▸ **Stated exercise**:
Copy the listing verbatim, excluding any images found in it.

------ Data segment ------

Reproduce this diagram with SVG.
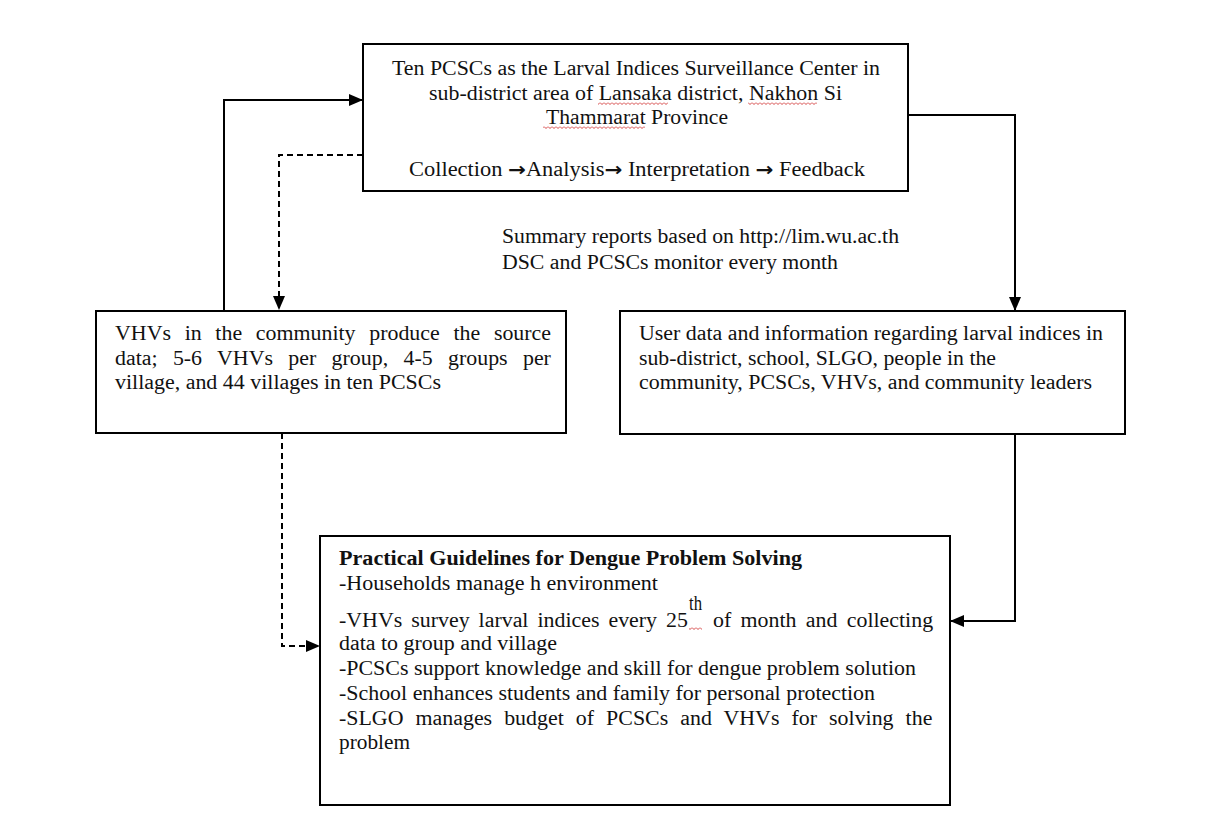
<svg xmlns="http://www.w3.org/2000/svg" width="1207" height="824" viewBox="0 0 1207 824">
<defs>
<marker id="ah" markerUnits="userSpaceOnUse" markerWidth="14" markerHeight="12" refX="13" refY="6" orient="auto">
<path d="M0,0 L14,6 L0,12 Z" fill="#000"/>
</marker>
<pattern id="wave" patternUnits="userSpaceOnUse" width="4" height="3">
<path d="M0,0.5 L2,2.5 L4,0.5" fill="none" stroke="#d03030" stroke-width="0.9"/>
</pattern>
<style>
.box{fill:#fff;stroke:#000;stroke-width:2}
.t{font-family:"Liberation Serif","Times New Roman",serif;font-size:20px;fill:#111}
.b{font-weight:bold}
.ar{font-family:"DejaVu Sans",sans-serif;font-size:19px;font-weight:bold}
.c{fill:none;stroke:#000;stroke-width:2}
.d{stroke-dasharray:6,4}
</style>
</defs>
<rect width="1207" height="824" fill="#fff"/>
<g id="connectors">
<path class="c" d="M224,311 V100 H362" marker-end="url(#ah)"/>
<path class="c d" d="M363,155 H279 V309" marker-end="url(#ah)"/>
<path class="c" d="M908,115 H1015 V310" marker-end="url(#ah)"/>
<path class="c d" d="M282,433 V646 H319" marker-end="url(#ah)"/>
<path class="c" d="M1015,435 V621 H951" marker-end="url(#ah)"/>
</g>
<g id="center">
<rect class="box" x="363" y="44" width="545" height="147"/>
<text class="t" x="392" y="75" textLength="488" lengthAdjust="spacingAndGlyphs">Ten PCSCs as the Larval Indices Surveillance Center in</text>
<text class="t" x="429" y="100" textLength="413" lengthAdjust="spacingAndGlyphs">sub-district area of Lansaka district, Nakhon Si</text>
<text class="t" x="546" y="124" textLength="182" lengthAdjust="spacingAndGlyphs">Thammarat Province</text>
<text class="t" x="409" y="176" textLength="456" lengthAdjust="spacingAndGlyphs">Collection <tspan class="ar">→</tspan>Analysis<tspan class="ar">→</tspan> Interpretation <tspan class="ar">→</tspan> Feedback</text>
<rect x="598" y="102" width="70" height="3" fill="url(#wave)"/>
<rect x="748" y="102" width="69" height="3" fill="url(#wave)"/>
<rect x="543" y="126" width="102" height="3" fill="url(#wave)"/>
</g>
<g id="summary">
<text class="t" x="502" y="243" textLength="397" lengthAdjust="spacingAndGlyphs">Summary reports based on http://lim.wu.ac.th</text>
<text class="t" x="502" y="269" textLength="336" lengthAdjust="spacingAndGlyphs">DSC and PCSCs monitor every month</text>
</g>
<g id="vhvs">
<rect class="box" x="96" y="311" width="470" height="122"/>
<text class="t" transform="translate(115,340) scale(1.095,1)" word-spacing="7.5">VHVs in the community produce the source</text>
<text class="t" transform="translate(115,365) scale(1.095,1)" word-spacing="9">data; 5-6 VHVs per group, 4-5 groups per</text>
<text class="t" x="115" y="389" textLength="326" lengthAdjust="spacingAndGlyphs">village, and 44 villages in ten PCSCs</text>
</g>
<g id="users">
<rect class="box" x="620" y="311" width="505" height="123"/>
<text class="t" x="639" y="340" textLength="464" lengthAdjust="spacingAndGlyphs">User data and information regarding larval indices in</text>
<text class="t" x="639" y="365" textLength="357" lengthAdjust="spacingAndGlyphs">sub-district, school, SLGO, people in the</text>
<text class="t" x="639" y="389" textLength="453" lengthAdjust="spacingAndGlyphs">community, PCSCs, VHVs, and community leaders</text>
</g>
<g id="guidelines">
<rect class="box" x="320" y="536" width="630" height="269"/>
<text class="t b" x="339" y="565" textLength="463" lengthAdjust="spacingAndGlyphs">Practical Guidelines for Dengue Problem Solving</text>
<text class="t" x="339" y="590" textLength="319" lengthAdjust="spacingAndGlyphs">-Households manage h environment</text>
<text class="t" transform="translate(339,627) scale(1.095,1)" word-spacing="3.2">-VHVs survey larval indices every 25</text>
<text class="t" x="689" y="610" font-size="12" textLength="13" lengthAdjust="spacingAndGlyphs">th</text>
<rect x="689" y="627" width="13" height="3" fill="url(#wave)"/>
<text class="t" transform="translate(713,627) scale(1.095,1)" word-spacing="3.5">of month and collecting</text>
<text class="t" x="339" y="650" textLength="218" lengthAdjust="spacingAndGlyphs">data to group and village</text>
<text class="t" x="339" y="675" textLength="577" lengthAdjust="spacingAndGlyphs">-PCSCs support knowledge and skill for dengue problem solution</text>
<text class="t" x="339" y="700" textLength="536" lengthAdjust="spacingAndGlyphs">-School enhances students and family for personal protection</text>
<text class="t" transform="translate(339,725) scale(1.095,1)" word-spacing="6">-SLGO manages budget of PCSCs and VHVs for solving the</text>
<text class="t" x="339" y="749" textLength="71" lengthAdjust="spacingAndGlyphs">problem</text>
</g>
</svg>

------

▸ **Solution for this problem**:
Reproduce this diagram with SVG.
<svg xmlns="http://www.w3.org/2000/svg" width="1207" height="824" viewBox="0 0 1207 824">
<defs>
<marker id="ah" markerUnits="userSpaceOnUse" markerWidth="14" markerHeight="12" refX="13" refY="6" orient="auto">
<path d="M0,0 L14,6 L0,12 Z" fill="#000"/>
</marker>
<pattern id="wave" patternUnits="userSpaceOnUse" width="4" height="3">
<path d="M0,0.5 L2,2.5 L4,0.5" fill="none" stroke="#d03030" stroke-width="0.9"/>
</pattern>
<style>
.box{fill:#fff;stroke:#000;stroke-width:2}
.t{font-family:"Liberation Serif","Times New Roman",serif;font-size:20px;fill:#111}
.b{font-weight:bold}
.ar{font-family:"DejaVu Sans",sans-serif;font-size:19px;font-weight:bold}
.c{fill:none;stroke:#000;stroke-width:2}
.d{stroke-dasharray:6,4}
</style>
</defs>
<rect width="1207" height="824" fill="#fff"/>
<g id="connectors">
<path class="c" d="M224,311 V100 H362" marker-end="url(#ah)"/>
<path class="c d" d="M363,155 H279 V309" marker-end="url(#ah)"/>
<path class="c" d="M908,115 H1015 V310" marker-end="url(#ah)"/>
<path class="c d" d="M282,433 V646 H319" marker-end="url(#ah)"/>
<path class="c" d="M1015,435 V621 H951" marker-end="url(#ah)"/>
</g>
<g id="center">
<rect class="box" x="363" y="44" width="545" height="147"/>
<text class="t" x="392" y="75" textLength="488" lengthAdjust="spacingAndGlyphs">Ten PCSCs as the Larval Indices Surveillance Center in</text>
<text class="t" x="429" y="100" textLength="413" lengthAdjust="spacingAndGlyphs">sub-district area of Lansaka district, Nakhon Si</text>
<text class="t" x="546" y="124" textLength="182" lengthAdjust="spacingAndGlyphs">Thammarat Province</text>
<text class="t" x="409" y="176" textLength="456" lengthAdjust="spacingAndGlyphs">Collection <tspan class="ar">→</tspan>Analysis<tspan class="ar">→</tspan> Interpretation <tspan class="ar">→</tspan> Feedback</text>
<rect x="598" y="102" width="70" height="3" fill="url(#wave)"/>
<rect x="748" y="102" width="69" height="3" fill="url(#wave)"/>
<rect x="543" y="126" width="102" height="3" fill="url(#wave)"/>
</g>
<g id="summary">
<text class="t" x="502" y="243" textLength="397" lengthAdjust="spacingAndGlyphs">Summary reports based on http://lim.wu.ac.th</text>
<text class="t" x="502" y="269" textLength="336" lengthAdjust="spacingAndGlyphs">DSC and PCSCs monitor every month</text>
</g>
<g id="vhvs">
<rect class="box" x="96" y="311" width="470" height="122"/>
<text class="t" transform="translate(115,340) scale(1.095,1)" word-spacing="7.5">VHVs in the community produce the source</text>
<text class="t" transform="translate(115,365) scale(1.095,1)" word-spacing="9">data; 5-6 VHVs per group, 4-5 groups per</text>
<text class="t" x="115" y="389" textLength="326" lengthAdjust="spacingAndGlyphs">village, and 44 villages in ten PCSCs</text>
</g>
<g id="users">
<rect class="box" x="620" y="311" width="505" height="123"/>
<text class="t" x="639" y="340" textLength="464" lengthAdjust="spacingAndGlyphs">User data and information regarding larval indices in</text>
<text class="t" x="639" y="365" textLength="357" lengthAdjust="spacingAndGlyphs">sub-district, school, SLGO, people in the</text>
<text class="t" x="639" y="389" textLength="453" lengthAdjust="spacingAndGlyphs">community, PCSCs, VHVs, and community leaders</text>
</g>
<g id="guidelines">
<rect class="box" x="320" y="536" width="630" height="269"/>
<text class="t b" x="339" y="565" textLength="463" lengthAdjust="spacingAndGlyphs">Practical Guidelines for Dengue Problem Solving</text>
<text class="t" x="339" y="590" textLength="319" lengthAdjust="spacingAndGlyphs">-Households manage h environment</text>
<text class="t" transform="translate(339,627) scale(1.095,1)" word-spacing="3.2">-VHVs survey larval indices every 25</text>
<text class="t" x="689" y="610" font-size="12" textLength="13" lengthAdjust="spacingAndGlyphs">th</text>
<rect x="689" y="627" width="13" height="3" fill="url(#wave)"/>
<text class="t" transform="translate(713,627) scale(1.095,1)" word-spacing="3.5">of month and collecting</text>
<text class="t" x="339" y="650" textLength="218" lengthAdjust="spacingAndGlyphs">data to group and village</text>
<text class="t" x="339" y="675" textLength="577" lengthAdjust="spacingAndGlyphs">-PCSCs support knowledge and skill for dengue problem solution</text>
<text class="t" x="339" y="700" textLength="536" lengthAdjust="spacingAndGlyphs">-School enhances students and family for personal protection</text>
<text class="t" transform="translate(339,725) scale(1.095,1)" word-spacing="6">-SLGO manages budget of PCSCs and VHVs for solving the</text>
<text class="t" x="339" y="749" textLength="71" lengthAdjust="spacingAndGlyphs">problem</text>
</g>
</svg>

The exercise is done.